>> Begin Record list
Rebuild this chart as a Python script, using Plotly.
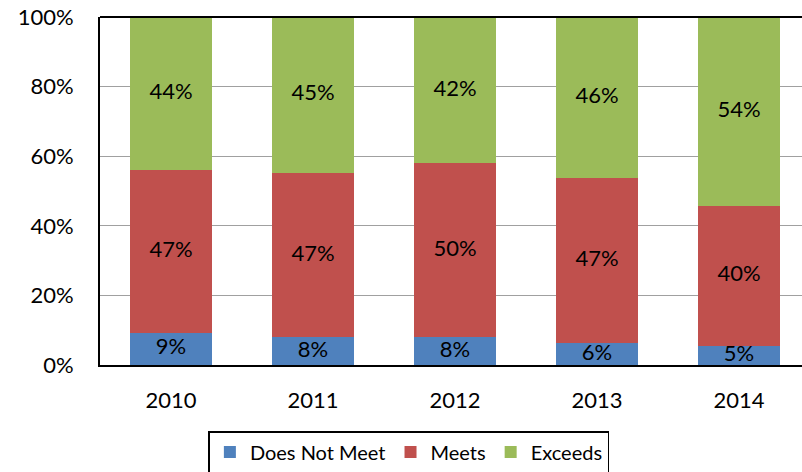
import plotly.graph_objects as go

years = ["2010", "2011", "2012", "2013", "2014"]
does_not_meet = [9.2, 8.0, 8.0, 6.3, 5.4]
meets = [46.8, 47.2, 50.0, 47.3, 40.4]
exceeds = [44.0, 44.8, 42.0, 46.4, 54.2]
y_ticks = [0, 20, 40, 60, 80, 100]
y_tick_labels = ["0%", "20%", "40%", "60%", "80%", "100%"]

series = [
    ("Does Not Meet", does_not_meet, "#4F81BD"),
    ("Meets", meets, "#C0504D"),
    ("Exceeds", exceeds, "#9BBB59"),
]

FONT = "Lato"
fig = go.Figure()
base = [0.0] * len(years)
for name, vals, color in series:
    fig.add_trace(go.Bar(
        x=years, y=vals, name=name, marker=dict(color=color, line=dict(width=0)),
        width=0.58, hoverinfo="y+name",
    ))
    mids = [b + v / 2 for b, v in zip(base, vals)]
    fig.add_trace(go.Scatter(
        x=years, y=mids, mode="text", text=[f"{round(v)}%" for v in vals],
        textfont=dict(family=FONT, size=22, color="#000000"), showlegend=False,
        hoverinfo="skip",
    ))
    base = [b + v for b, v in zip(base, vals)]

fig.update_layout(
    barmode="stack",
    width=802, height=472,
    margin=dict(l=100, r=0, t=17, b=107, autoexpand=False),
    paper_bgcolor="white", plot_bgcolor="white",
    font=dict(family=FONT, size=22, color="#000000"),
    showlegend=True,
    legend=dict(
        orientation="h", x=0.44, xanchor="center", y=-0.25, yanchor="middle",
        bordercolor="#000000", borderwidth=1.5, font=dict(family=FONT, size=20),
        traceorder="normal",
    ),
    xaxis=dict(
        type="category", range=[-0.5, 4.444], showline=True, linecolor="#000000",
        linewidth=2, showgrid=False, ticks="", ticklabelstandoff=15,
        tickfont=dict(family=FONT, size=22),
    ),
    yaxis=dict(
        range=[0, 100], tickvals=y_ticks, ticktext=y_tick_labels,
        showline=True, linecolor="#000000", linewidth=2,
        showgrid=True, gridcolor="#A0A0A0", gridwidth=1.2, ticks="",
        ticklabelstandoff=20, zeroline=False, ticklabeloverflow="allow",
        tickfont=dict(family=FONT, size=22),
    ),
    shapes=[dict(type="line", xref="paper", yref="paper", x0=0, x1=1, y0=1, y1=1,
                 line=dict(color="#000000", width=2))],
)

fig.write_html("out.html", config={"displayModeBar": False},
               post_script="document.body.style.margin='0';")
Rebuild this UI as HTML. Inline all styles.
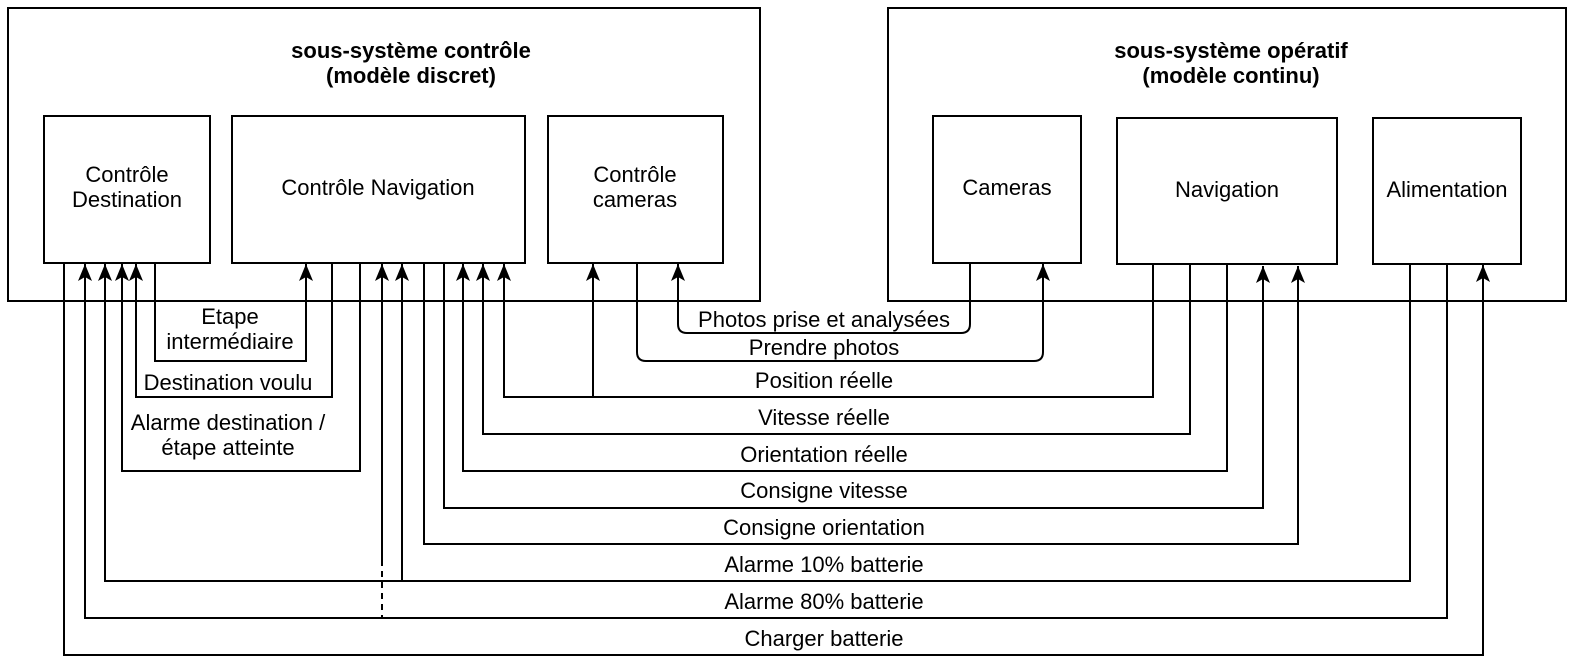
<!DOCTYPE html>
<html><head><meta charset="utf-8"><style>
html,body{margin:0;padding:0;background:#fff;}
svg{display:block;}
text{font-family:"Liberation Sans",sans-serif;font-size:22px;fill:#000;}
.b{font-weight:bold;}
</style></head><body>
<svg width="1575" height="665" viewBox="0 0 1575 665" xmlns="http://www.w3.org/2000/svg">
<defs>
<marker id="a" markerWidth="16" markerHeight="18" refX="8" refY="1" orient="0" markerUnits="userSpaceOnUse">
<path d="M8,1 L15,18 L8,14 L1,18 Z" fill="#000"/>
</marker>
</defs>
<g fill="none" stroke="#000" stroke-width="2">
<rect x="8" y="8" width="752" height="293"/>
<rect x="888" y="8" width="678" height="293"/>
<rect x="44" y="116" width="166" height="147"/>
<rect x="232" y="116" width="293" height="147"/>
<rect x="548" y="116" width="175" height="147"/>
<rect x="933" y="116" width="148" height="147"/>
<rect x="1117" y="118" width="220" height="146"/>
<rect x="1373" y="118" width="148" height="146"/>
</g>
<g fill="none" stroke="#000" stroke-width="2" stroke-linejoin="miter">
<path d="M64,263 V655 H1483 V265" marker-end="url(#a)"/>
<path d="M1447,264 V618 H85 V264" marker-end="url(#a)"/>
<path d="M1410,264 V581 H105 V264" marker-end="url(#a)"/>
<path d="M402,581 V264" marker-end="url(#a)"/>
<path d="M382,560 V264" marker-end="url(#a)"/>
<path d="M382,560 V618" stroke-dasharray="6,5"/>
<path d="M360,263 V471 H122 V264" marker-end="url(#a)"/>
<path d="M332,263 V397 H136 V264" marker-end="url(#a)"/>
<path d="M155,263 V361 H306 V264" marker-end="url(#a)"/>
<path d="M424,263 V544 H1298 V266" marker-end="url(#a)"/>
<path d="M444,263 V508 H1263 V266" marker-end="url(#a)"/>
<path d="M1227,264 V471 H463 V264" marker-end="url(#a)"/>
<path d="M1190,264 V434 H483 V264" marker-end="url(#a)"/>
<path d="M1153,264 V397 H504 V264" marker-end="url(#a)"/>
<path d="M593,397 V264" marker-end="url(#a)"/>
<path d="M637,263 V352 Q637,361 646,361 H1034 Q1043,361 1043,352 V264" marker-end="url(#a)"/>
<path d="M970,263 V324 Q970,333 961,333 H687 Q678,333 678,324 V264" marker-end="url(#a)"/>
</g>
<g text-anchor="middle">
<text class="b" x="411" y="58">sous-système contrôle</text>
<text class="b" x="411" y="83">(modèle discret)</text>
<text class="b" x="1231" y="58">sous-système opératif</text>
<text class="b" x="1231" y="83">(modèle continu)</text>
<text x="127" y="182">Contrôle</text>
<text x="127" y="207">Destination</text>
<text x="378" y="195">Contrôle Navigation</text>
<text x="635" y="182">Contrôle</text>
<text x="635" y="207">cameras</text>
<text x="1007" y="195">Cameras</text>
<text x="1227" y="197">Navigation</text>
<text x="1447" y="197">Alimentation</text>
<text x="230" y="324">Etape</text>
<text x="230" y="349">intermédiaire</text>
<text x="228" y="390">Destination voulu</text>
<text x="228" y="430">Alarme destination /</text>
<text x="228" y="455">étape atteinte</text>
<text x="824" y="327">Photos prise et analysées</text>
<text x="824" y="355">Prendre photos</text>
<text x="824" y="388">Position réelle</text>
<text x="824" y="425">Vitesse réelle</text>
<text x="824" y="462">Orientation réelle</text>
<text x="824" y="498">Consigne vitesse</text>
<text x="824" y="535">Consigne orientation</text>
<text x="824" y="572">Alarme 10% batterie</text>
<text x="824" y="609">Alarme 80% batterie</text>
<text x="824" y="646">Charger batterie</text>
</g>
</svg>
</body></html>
>> End Record list
Show all lines from the records above where the word "Rebuild" occurs.

- [The solution]:
Rebuild this chart as a Python script, using Plotly.
Rebuild this UI as HTML. Inline all styles.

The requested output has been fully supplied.